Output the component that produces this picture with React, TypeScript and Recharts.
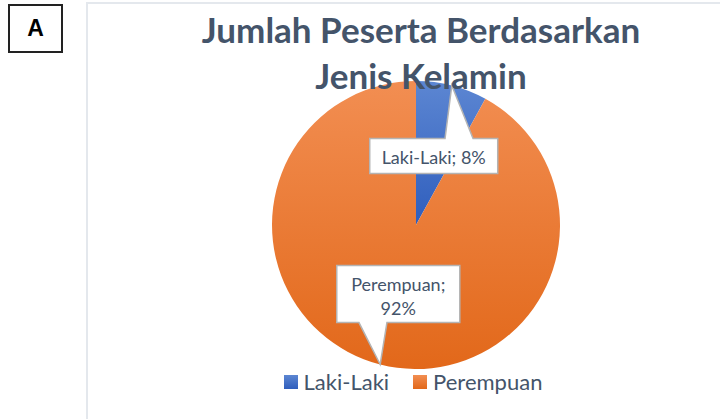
import { PieChart, Pie, Cell, Legend } from 'recharts';

const CATEGORIES = ['Laki-Laki', 'Perempuan'];
const PERCENTS = [8, 92];
const TITLE_LINES = ['Jumlah Peserta Berdasarkan', 'Jenis Kelamin'];

const data = CATEGORIES.map((name, i) => ({ name, value: PERCENTS[i] }));

const GRADIENTS = [
  { id: 'gradBlue', top: '#5C86D2', bottom: '#2F5EBD' },
  { id: 'gradOrange', top: '#F28E52', bottom: '#E2681A' },
];

const TEXT = '#44546A';
const RADIAN = Math.PI / 180;

const renderCallout = (props: any) => {
  const { cx, cy, midAngle, outerRadius, name, percent } = props;
  const cos = Math.cos(midAngle * RADIAN);
  const sin = Math.sin(midAngle * RADIAN);
  const tipX = cx + outerRadius * cos;
  const tipY = cy - outerRadius * sin;
  const bx = cx + outerRadius * 0.495 * cos;
  const by = cy - outerRadius * 0.495 * sin;

  const pct = Math.round(percent * 100) + '%';
  const full = name + '; ' + pct;
  // labels longer than the box allows wrap onto two lines
  const lines = full.length > 13 ? [name + ';', pct] : [full];
  const w = lines.length > 1 ? 123 : 128;
  const h = lines.length > 1 ? 57 : 35;
  const left = bx - w / 2;
  const right = bx + w / 2;
  const top = by - h / 2;
  const bottom = by + h / 2;

  let baseC = bx + (tipX - bx) * 1.4;
  baseC = Math.max(left + 16, Math.min(right - 16, baseC));
  const b1 = baseC - 14;
  const b2 = baseC + 14;

  const d = tipY < top
    ? `M${left},${top} L${b1},${top} L${tipX},${tipY} L${b2},${top} L${right},${top} L${right},${bottom} L${left},${bottom} Z`
    : `M${left},${top} L${right},${top} L${right},${bottom} L${b2},${bottom} L${tipX},${tipY} L${b1},${bottom} L${left},${bottom} Z`;

  return (
    <g>
      <path d={d} fill="#fff" stroke="#B4B4B4" strokeWidth={1.5} />
      {lines.map((t, i) => (
        <text
          key={i}
          x={bx}
          y={by + (lines.length > 1 ? (i === 0 ? -10 : 14) : 1)}
          textAnchor="middle"
          dominantBaseline="central"
          fontFamily="Lato, sans-serif"
          fontSize={18}
          fill={TEXT}
        >
          {t}
        </text>
      ))}
    </g>
  );
};

const renderLegend = () => (
  <div style={{ display: 'flex', justifyContent: 'center', gap: 24, fontFamily: 'Lato, sans-serif' }}>
    {data.map((d, i) => (
      <div key={d.name} style={{ display: 'flex', alignItems: 'center', gap: 6 }}>
        <span
          style={{
            width: 14,
            height: 14,
            display: 'inline-block',
            background: `linear-gradient(${GRADIENTS[i].top}, ${GRADIENTS[i].bottom})`,
          }}
        />
        <span style={{ fontSize: 22, color: TEXT }}>{d.name}</span>
      </div>
    ))}
  </div>
);

export default function App() {
  return (
    <div style={{ position: 'absolute', top: 0, left: 0, width: 720, height: 419, background: '#fff', overflow: 'hidden' }}>
      <div
        style={{
          position: 'absolute', left: 8, top: 4, width: 55, height: 49,
          border: '2px solid #222', boxSizing: 'border-box',
          display: 'flex', alignItems: 'center', justifyContent: 'center',
          fontFamily: 'Liberation Sans, Arial, sans-serif', fontWeight: 700, fontSize: 23,
        }}
      >
        A
      </div>
      <div
        style={{
          position: 'absolute', left: 86, top: 2, width: 700, height: 500,
          borderLeft: '2px solid #E4E8ED', borderTop: '2px solid #E4E8ED',
        }}
      />
      <PieChart
        width={720}
        height={419}
        margin={{ top: 0, right: 0, bottom: 0, left: 0 }}
        style={{ position: 'absolute', left: 0, top: 0 }}
      >
        <defs>
          {GRADIENTS.map((g) => (
            <linearGradient key={g.id} id={g.id} x1="0" y1="0" x2="0" y2="1">
              <stop offset="0%" stopColor={g.top} />
              <stop offset="100%" stopColor={g.bottom} />
            </linearGradient>
          ))}
        </defs>
        <Pie
          data={data}
          dataKey="value"
          nameKey="name"
          cx={416}
          cy={225}
          outerRadius={144}
          startAngle={90}
          endAngle={-270}
          stroke="none"
          label={renderCallout}
          labelLine={false}
          isAnimationActive={false}
        >
          {data.map((_, i) => (
            <Cell key={i} fill={`url(#${GRADIENTS[i].id})`} />
          ))}
        </Pie>
        <Legend content={renderLegend} wrapperStyle={{ top: 368, left: 106, width: 614 }} />
      </PieChart>
      <div
        style={{
          position: 'absolute', left: 86, top: 6, width: 670, textAlign: 'center',
          fontFamily: 'Lato, sans-serif', fontWeight: 700, fontSize: 35, lineHeight: '46px', color: TEXT,
        }}
      >
        {TITLE_LINES.map((t) => (
          <div key={t}>{t}</div>
        ))}
      </div>
    </div>
  );
}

◆ ◆ ◆ ◆ ◆ ◆ ◆

### EXERCISE TASK
Return each line exactly as written. Any picture gets left out.

### ANSWER
Output the component that produces this picture with React, TypeScript and Recharts.
import { PieChart, Pie, Cell, Legend } from 'recharts';

const CATEGORIES = ['Laki-Laki', 'Perempuan'];
const PERCENTS = [8, 92];
const TITLE_LINES = ['Jumlah Peserta Berdasarkan', 'Jenis Kelamin'];

const data = CATEGORIES.map((name, i) => ({ name, value: PERCENTS[i] }));

const GRADIENTS = [
  { id: 'gradBlue', top: '#5C86D2', bottom: '#2F5EBD' },
  { id: 'gradOrange', top: '#F28E52', bottom: '#E2681A' },
];

const TEXT = '#44546A';
const RADIAN = Math.PI / 180;

const renderCallout = (props: any) => {
  const { cx, cy, midAngle, outerRadius, name, percent } = props;
  const cos = Math.cos(midAngle * RADIAN);
  const sin = Math.sin(midAngle * RADIAN);
  const tipX = cx + outerRadius * cos;
  const tipY = cy - outerRadius * sin;
  const bx = cx + outerRadius * 0.495 * cos;
  const by = cy - outerRadius * 0.495 * sin;

  const pct = Math.round(percent * 100) + '%';
  const full = name + '; ' + pct;
  // labels longer than the box allows wrap onto two lines
  const lines = full.length > 13 ? [name + ';', pct] : [full];
  const w = lines.length > 1 ? 123 : 128;
  const h = lines.length > 1 ? 57 : 35;
  const left = bx - w / 2;
  const right = bx + w / 2;
  const top = by - h / 2;
  const bottom = by + h / 2;

  let baseC = bx + (tipX - bx) * 1.4;
  baseC = Math.max(left + 16, Math.min(right - 16, baseC));
  const b1 = baseC - 14;
  const b2 = baseC + 14;

  const d = tipY < top
    ? `M${left},${top} L${b1},${top} L${tipX},${tipY} L${b2},${top} L${right},${top} L${right},${bottom} L${left},${bottom} Z`
    : `M${left},${top} L${right},${top} L${right},${bottom} L${b2},${bottom} L${tipX},${tipY} L${b1},${bottom} L${left},${bottom} Z`;

  return (
    <g>
      <path d={d} fill="#fff" stroke="#B4B4B4" strokeWidth={1.5} />
      {lines.map((t, i) => (
        <text
          key={i}
          x={bx}
          y={by + (lines.length > 1 ? (i === 0 ? -10 : 14) : 1)}
          textAnchor="middle"
          dominantBaseline="central"
          fontFamily="Lato, sans-serif"
          fontSize={18}
          fill={TEXT}
        >
          {t}
        </text>
      ))}
    </g>
  );
};

const renderLegend = () => (
  <div style={{ display: 'flex', justifyContent: 'center', gap: 24, fontFamily: 'Lato, sans-serif' }}>
    {data.map((d, i) => (
      <div key={d.name} style={{ display: 'flex', alignItems: 'center', gap: 6 }}>
        <span
          style={{
            width: 14,
            height: 14,
            display: 'inline-block',
            background: `linear-gradient(${GRADIENTS[i].top}, ${GRADIENTS[i].bottom})`,
          }}
        />
        <span style={{ fontSize: 22, color: TEXT }}>{d.name}</span>
      </div>
    ))}
  </div>
);

export default function App() {
  return (
    <div style={{ position: 'absolute', top: 0, left: 0, width: 720, height: 419, background: '#fff', overflow: 'hidden' }}>
      <div
        style={{
          position: 'absolute', left: 8, top: 4, width: 55, height: 49,
          border: '2px solid #222', boxSizing: 'border-box',
          display: 'flex', alignItems: 'center', justifyContent: 'center',
          fontFamily: 'Liberation Sans, Arial, sans-serif', fontWeight: 700, fontSize: 23,
        }}
      >
        A
      </div>
      <div
        style={{
          position: 'absolute', left: 86, top: 2, width: 700, height: 500,
          borderLeft: '2px solid #E4E8ED', borderTop: '2px solid #E4E8ED',
        }}
      />
      <PieChart
        width={720}
        height={419}
        margin={{ top: 0, right: 0, bottom: 0, left: 0 }}
        style={{ position: 'absolute', left: 0, top: 0 }}
      >
        <defs>
          {GRADIENTS.map((g) => (
            <linearGradient key={g.id} id={g.id} x1="0" y1="0" x2="0" y2="1">
              <stop offset="0%" stopColor={g.top} />
              <stop offset="100%" stopColor={g.bottom} />
            </linearGradient>
          ))}
        </defs>
        <Pie
          data={data}
          dataKey="value"
          nameKey="name"
          cx={416}
          cy={225}
          outerRadius={144}
          startAngle={90}
          endAngle={-270}
          stroke="none"
          label={renderCallout}
          labelLine={false}
          isAnimationActive={false}
        >
          {data.map((_, i) => (
            <Cell key={i} fill={`url(#${GRADIENTS[i].id})`} />
          ))}
        </Pie>
        <Legend content={renderLegend} wrapperStyle={{ top: 368, left: 106, width: 614 }} />
      </PieChart>
      <div
        style={{
          position: 'absolute', left: 86, top: 6, width: 670, textAlign: 'center',
          fontFamily: 'Lato, sans-serif', fontWeight: 700, fontSize: 35, lineHeight: '46px', color: TEXT,
        }}
      >
        {TITLE_LINES.map((t) => (
          <div key={t}>{t}</div>
        ))}
      </div>
    </div>
  );
}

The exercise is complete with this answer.